Putting safety first: PV administration reacts promptly against student conflict
November 11, 2019
Following Wednesday’s student altercation, the strictly-enforced safety protocols put students in the midst of a hyperactive day.
Students are aware of the student altercation in the commons area during a Wednesday morning study hall. Although quickly after the incident administrators were able to regain control of the situation, students near the event had to react without much warning.
The students in the same study hall were shuffled into the cafeteria where they were held momentarily. Senior Peggy Klingler was in the commons area when the incident took place. “When they started yelling to get out it made it worse for the teachers trying to contain him because at least 30 students were getting in the way,” she said.

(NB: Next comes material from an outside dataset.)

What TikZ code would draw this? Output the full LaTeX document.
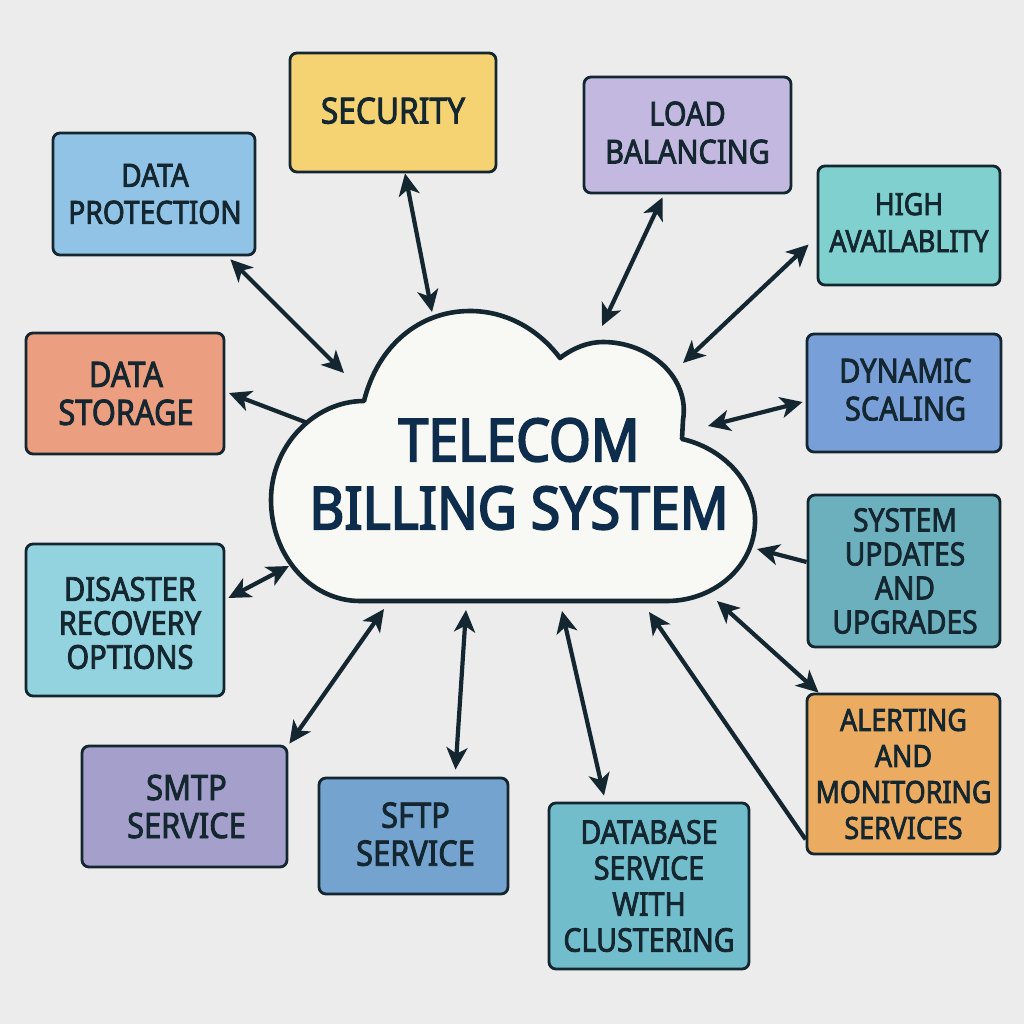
\documentclass[tikz,border=0pt]{standalone}
\usepackage{fontspec}
\setmainfont{Noto Sans}
\newfontfamily\titlefont[FakeStretch=0.91,FakeBold=3.2]{Noto Sans}
\newfontfamily\boxfont[FakeStretch=0.88,FakeBold=2.4]{Noto Sans}
\usetikzlibrary{arrows.meta,calc}
\definecolor{bgc}{HTML}{ECECEC}
\definecolor{ink}{HTML}{14262F}
\definecolor{titleink}{HTML}{0E2D4C}
\definecolor{cloudc}{HTML}{F8F8F4}
\tikzset{
 box/.style={draw=ink,line width=2.8pt,rounded corners=7pt,align=center,inner sep=0pt,text=ink},
 tipd/.tip={Stealth[length=22pt,width=21pt,inset=6pt]},
 both/.style={draw=ink,line width=4.2pt,tipd-tipd},
 single/.style={draw=ink,line width=4.2pt,-tipd},
 sty sec/.style={text depth=4pt},
 sty load/.style={text depth=5pt},
 sty high/.style={text depth=6pt},
 sty dyn/.style={text depth=7pt},
 sty sftp/.style={text depth=4pt},
 sty dis/.style={text height=98pt},
}
\newcommand{\bx}[9]{\definecolor{c#1}{HTML}{#6}\node[box,sty #1/.try,fill=c#1,minimum width={(#4-#2)*1pt},minimum height={(#5-#3)*1pt},font=\boxfont\fontsize{#8}{#9}\selectfont] (#1) at ({(#2+#4)/2},{(#3+#5)/2}) {#7};}
\newcommand{\sh}[1]{\hspace*{#1}}
\begin{document}
\begin{tikzpicture}[x=1pt,y=-1pt]
\fill[bgc] (0,0) rectangle (1024,1024);
\useasboundingbox (0,0) rectangle (1024,1024);
\draw[draw=ink,fill=cloudc,line width=4.6pt,line join=round]
 (364,401) .. controls (378,345) and (420,311) .. (470,311)
 .. controls (507,311) and (539,330) .. (560,358)
 .. controls (573,348) and (588,342) .. (603,342)
 .. controls (650,342) and (690,378) .. (683,420)
 -- (682,439)
 .. controls (722,448) and (753,480) .. (755,517)
 .. controls (757,565) and (715,601) .. (667,601)
 -- (360,601)
 .. controls (310,601) and (271,555) .. (271,500)
 .. controls (271,445) and (315,401) .. (364,401) -- cycle;
\node[font=\titlefont\fontsize{59}{68}\selectfont,text=titleink,align=center] (title) at (519,474) {TELECOM\\BILLING SYSTEM};
\coordinate (kSec) at (432,312);
\coordinate (kLoad) at (602,326);
\coordinate (kHigh) at (683,363);
\coordinate (kDyn) at (708,426);
\coordinate (kSys) at (757,549);
\coordinate (kAl) at (717,601);
\coordinate (kAlb) at (649,612);
\coordinate (kDb) at (562,611);
\coordinate (kSftp) at (466,610);
\coordinate (kSmtp) at (384,609);
\coordinate (kDis) at (289,566);
\coordinate (kSto) at (229,393);
\coordinate (kPro) at (344,373);
\bx{sec}{290}{53}{496}{172}{F5D372}{SECURITY}{36}{38}
\bx{load}{584}{77}{791}{193}{C3B9E0}{LOAD\\BALANCING}{33}{38}
\bx{high}{818}{166}{1000}{285}{7FD0CE}{HIGH\\AVAILABLITY}{30.5}{37}
\bx{dyn}{807}{334}{1001}{452}{789FD8}{\sh{3pt}DYNAMIC\\\sh{3pt}SCALING}{33}{38}
\bx{sys}{808}{495}{1000}{647}{6CB0BE}{\sh{2pt}SYSTEM\\\sh{2pt}UPDATES\\\sh{2pt}AND\\\sh{2pt}UPGRADES}{32}{34}
\bx{al}{807}{694}{1000}{854}{EBAC62}{ALERTING\\AND\\MONITORING\\SERVICES}{30.5}{36}
\bx{db}{549}{803}{749}{969}{72BDCB}{DATABASE\\SERVICE\\WITH\\CLUSTERING}{32.5}{36}
\bx{sftp}{319}{778}{508}{894}{74A3CF}{\sh{4pt}SFTP\\\sh{4pt}SERVICE}{35}{38}
\bx{smtp}{82}{746}{287}{867}{A49FCB}{\sh{4pt}SMTP\\\sh{4pt}SERVICE}{35}{38}
\bx{dis}{26}{544}{224}{696}{93D3DF}{\sh{10pt}DISASTER\\\sh{10pt}RECOVERY\\\sh{10pt}OPTIONS}{33}{34}
\bx{sto}{26}{333}{224}{454}{EC9E80}{\sh{2pt}DATA\\\sh{2pt}STORAGE}{35}{38}
\bx{pro}{53}{133}{255}{255}{90C3E5}{\sh{2pt}DATA\\\sh{2pt}PROTECTION}{32}{37}
\draw[both] ($(sec.south)+(12,0)$) -- (kSec);
\draw[both] ($(load.south)+(-25,3)$) -- (kLoad);
\draw[both] ($(high.west)+(-8,19)$) -- (kHigh);
\draw[both] ($(dyn.west)+(-3,9)$) -- (kDyn);
\draw[single] ($(sys.west)+(0,-9)$) -- (kSys);
\draw[both] ($(al.north west)+(13,0)$) -- (kAl);
\draw[single] ($(al.south west)+(0,-16)$) -- (kAlb);
\draw[both] ($(db.north)+(-45,-6)$) -- (kDb);
\draw[both] ($(sftp.north)+(42,-7)$) -- (kSftp);
\draw[both] ($(smtp.north east)+(1,-1)$) -- (kSmtp);
\draw[both] ($(dis.east)+(3,-22)$) -- (kDis);
\draw[single] ($(sto.east)+(81,29)$) -- (kSto);
\draw[both] ($(pro.south east)+(-26,3)$) -- (kPro);
\end{tikzpicture}
\end{document}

The rest of the school proceeded to a “soft lock-down.” An announcement was made to the classrooms stating that students were to remain in their classrooms until further notice, even after the bell would ring. Fortunately, this was not necessary due to the quick reaction time of administrators.
From the second level of the building, senior Natalie Adams was restrained from looking through the window viewing the commons area. “I was told by a teacher that I couldn’t stand by my locker because it had a view of the incident taking place on the level below me,” she said.
An email was sent to the parents of every student stating what happened. In the email, the event was referred to as a “student altercation,” and blame for the incident was placed upon social media. An all-staff meeting led by Principal Darren Erickson also took place later that afternoon, in which teachers discussed what happened and how to prevent it from happening again.
“We have a lot of staff here that have been trained, but we need to get to everybody,” said Erickson after teachers expressed concern for not being prepared for these situations.
A school resource officer was not present in the building on Wednesday. Deputy Jamey Fah was conducting a training program outside of school and his replacement was called to another location for an emergency situation. Five to eight minutes passed before the first officers arrived in the building.
The fate of the students involved has not been finalized, but students will have consequences following the situation. Erickson does not want to jump too quickly to come up with a solution. “My goal is that everyone involved can return to this school and feel safe,” he said. “We want to work towards making Pleasant Valley the best school in the nation.”